Jack called out to him from the doorway behind me.  I froze in fear.  Nick turned away from me and started picking up his room as Jack entered.  Jack stared down at me and then looked at Nick.  He put one hand on my shoulder and squeezed it. I wouldn’t warm up to him.  I tensed in anger, and he let me go.  He started toward Nicholas. 

 

“I didn’t mean to hurt you like that.  Oh, look at you, you’re bleeding.  I’m sorry, son.  I’ll clean that up for you in the shower.  Why don’t you come on in there with me so that I can help you?”  He smiled at Nicholas.

I wanted to tell him no.  I wanted to tell him to get out and leave us alone, but I couldn’t.  Nicholas nodded at Jack and said he’d take a shower with him so that Jack could help him clean up.  Jack left the room with a sympathetic smile.  I wasn’t fooled.  I told Nick that he didn’t have to go if he didn’t want to. 

“I
have
to,” he said. 

That was the end of that conversation.  I had to let it go. I hated myself for leaving.  My plan to protect them was failing.

“What were you trying to do, Kristen?” I heard a voice creep into my thoughts. 

I opened my eyes, just realizing that they were closed.  I saw Mom and Dr. Cuvo standing over my bed.  I was in the cold hospital room with the thin, white blanket over me.  I must’ve fallen asleep while they had been in the hallway talking.

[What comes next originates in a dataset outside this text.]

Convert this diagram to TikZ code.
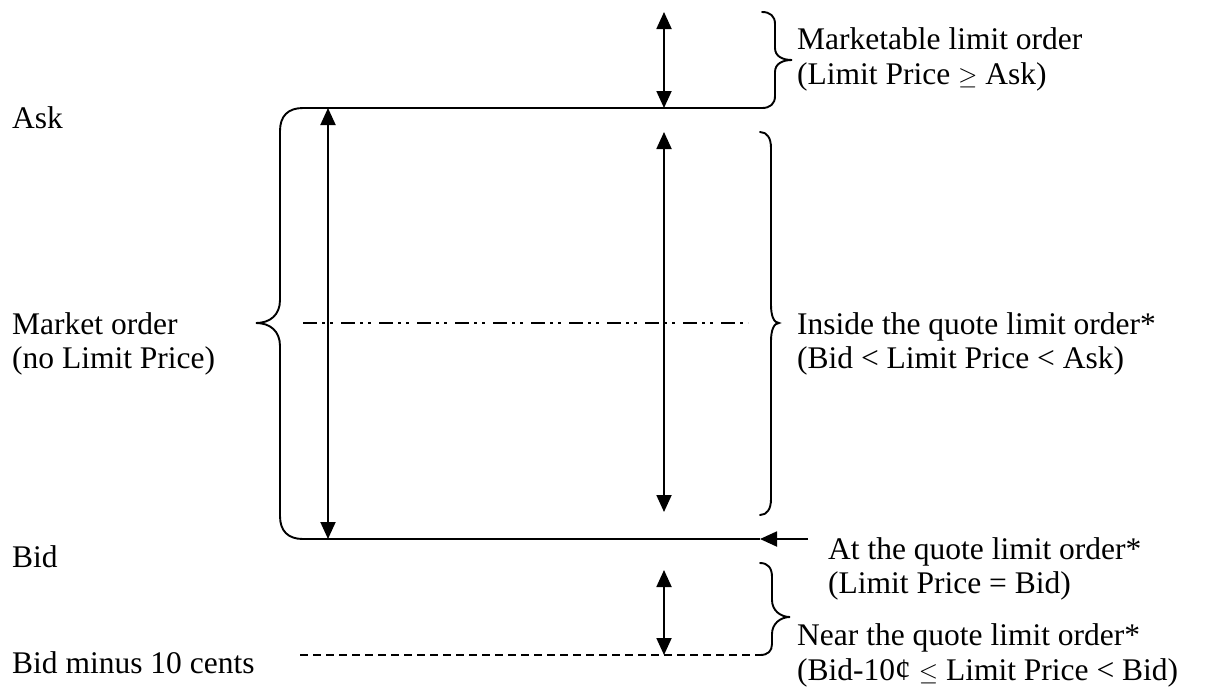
\documentclass[tikz,border=0pt]{standalone}
\usepackage{fontspec}
\setmainfont{Liberation Serif}
\usetikzlibrary{arrows.meta}
\begin{document}
\begin{tikzpicture}[x=1pt,y=-1pt,
  lbl/.style={anchor=base west,inner sep=0pt,font=\fontsize{31.5}{35}\selectfont},
  ln/.style={line width=1.9pt},
  dbl/.style={line width=1.9pt,{Triangle[length=17pt,width=15pt]}-{Triangle[length=17pt,width=15pt]}},
  sgl/.style={line width=1.9pt,-{Triangle[length=17pt,width=15pt]}},
  brc/.style={line width=1.9pt,line cap=round},
  dashdot/.style={line width=1.9pt,dash pattern=on 14pt off 5pt on 3pt off 5pt on 3pt off 8pt},
  dsh/.style={line width=1.5pt,dash pattern=on 8pt off 5pt}]
\useasboundingbox[fill=white] (0,0) rectangle (1228,694);

% left labels
\node[lbl] (ask) at (12,128) {Ask};
\node[lbl] (mkt1) at (12,334) {Market order};
\node[lbl] (mkt2) at (12,368) {(no Limit Price)};
\node[lbl] (bid) at (12,567) {Bid};
\node[lbl] (bid10) at (12,673) {Bid minus 10 cents};

% right labels
\node[lbl] (mlo1) at (797,49) {Marketable limit order};
\node[lbl] (mlo2) at (797,84) {(Limit Price $\geq$ Ask)};
\node[lbl] (in1) at (797,334) {Inside the quote limit order*};
\node[lbl] (in2) at (797,368) {(Bid < Limit Price < Ask)};
\node[lbl] (at1) at (828,559) {At the quote limit order*};
\node[lbl] (at2) at (828,593) {(Limit Price = Bid)};
\node[lbl] (nr1) at (797,645) {Near the quote limit order*};
\node[lbl] (nr2) at (797,680) {(Bid-10¢ $\leq$ Limit Price < Bid)};

% coordinates
\coordinate (askL) at (303,108);
\coordinate (askR) at (762,108);
\coordinate (bidL) at (303,539);
\coordinate (bidM) at (760,539);
\coordinate (bidR) at (808,539);
\coordinate (ddL) at (303,323);
\coordinate (ddR) at (748,323);
\coordinate (dsL) at (300,655);
\coordinate (dsR) at (762,655);
\coordinate (la1) at (328,108);
\coordinate (la2) at (328,539);
\coordinate (ta1) at (664,12);
\coordinate (ta2) at (664,108);
\coordinate (ma1) at (664,132);
\coordinate (ma2) at (664,512);
\coordinate (ba1) at (664,570);
\coordinate (ba2) at (664,655);

% price lines
\draw[ln] (askL) -- (askR);
\draw[ln] (bidL) -- (bidM);
\draw[sgl] (bidR) -- (bidM);
\draw[dashdot] (ddL) -- (ddR);
\draw[dsh] (dsL) -- (dsR);

% double arrows
\draw[dbl] (la1) -- (la2);
\draw[dbl] (ta1) -- (ta2);
\draw[dbl] (ma1) -- (ma2);
\draw[dbl] (ba1) -- (ba2);

% left brace
\draw[brc] (askL) .. controls (288,108) and (280,116) .. (280,131) -- (280,300)
  .. controls (280,315) and (270,323) .. (256,323)
  .. controls (270,323) and (280,331) .. (280,346) -- (280,516)
  .. controls (280,531) and (288,539) .. (bidL);

% top right brace
\draw[brc] (762,12) .. controls (770,12) and (775,16) .. (775,24) -- (775,48)
  .. controls (775,56) and (782,60) .. (792,60)
  .. controls (782,60) and (775,64) .. (775,72) -- (775,96)
  .. controls (775,104) and (770,108) .. (askR);

% inside brace
\draw[brc] (760,132) .. controls (767,132) and (771,138) .. (771,148) -- (771,305)
  .. controls (771,316) and (774,323) .. (779,323)
  .. controls (774,323) and (771,330) .. (771,341) -- (771,499)
  .. controls (771,509) and (767,515) .. (760,515);

% bottom brace
\draw[brc] (760,563) .. controls (768,563) and (772,568) .. (772,577) -- (772,600)
  .. controls (772,610) and (780,617) .. (790,617)
  .. controls (780,617) and (772,624) .. (772,634) -- (772,644)
  .. controls (772,651) and (768,655) .. (760,655);
\end{tikzpicture}
\end{document}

I started to feel crowded in with the two of them hovering.

“What?  What did you say?” I asked Mom.

She had crocodile tears in her eyes.  It was all an act. 

“I talked to Dr. Cuvo. I know about the other day, and how you had banged your wrists,” she said.  “Dr. Cuvo says that it is best that you go to Bent Creek Hospital. You are not well enough to go home with me. I agree with Dr. Cuvo.”

“Do you know what Bent Creek is, Kristen?”  Dr. Cuvo asked.

I nodded at him, angry, not wanting to talk or see him or Mom anymore.  I wanted to be dead.  Away, asleep, somewhere, anywhere but here would have been better than the two of them hovering over me.  Suddenly I heard the door open.  The nurse from my first day in the hospital walked into the room.  She said that it was time to change my bandages and that she would help me get cleaned up.  Relief washed over me.

Dr. Cuvo did not leave without shaking my hand. He assured me that he’d be back tomorrow. Mom gave me a kiss and said that she’d be back tomorrow too, and that we were going to talk.  She assured me that she was not angry with me.  She said that she loved me. Then, she and Dr. Cuvo left me alone with the nurse.

When they were gone, I looked up at the nurse, thanking her slightly with a smile.  It was the first time I had smiled in a long time. The nurse returned the smile kindly.

She was careful and gentle while she changed my bandages.  It was strange to have someone cleaning me like I was a baby.  But I knew that I wouldn’t be able to wash my own body for a while.  Not only because I couldn’t bathe myself without getting my stitches wet, but also because I couldn’t look down at the horror on my wrists. 

I thought deeply about the things that I had done to get myself here.  I thought about how much I had screwed up.  I thought about my family and the family I used to have. It seemed like it was right for me to breathe and smile at some point in my life.  Then everything had just burst to pieces.  There had been more downs than ups.  But there had been a point when things were up.  Then things had fallen back down, slowly at first, and then more quickly.  Things had rapidly turned from chaos and confusion to just plain old misery that had made life terrible. It had even been scary sometimes.  I was still scared. Just thinking about it horrified me.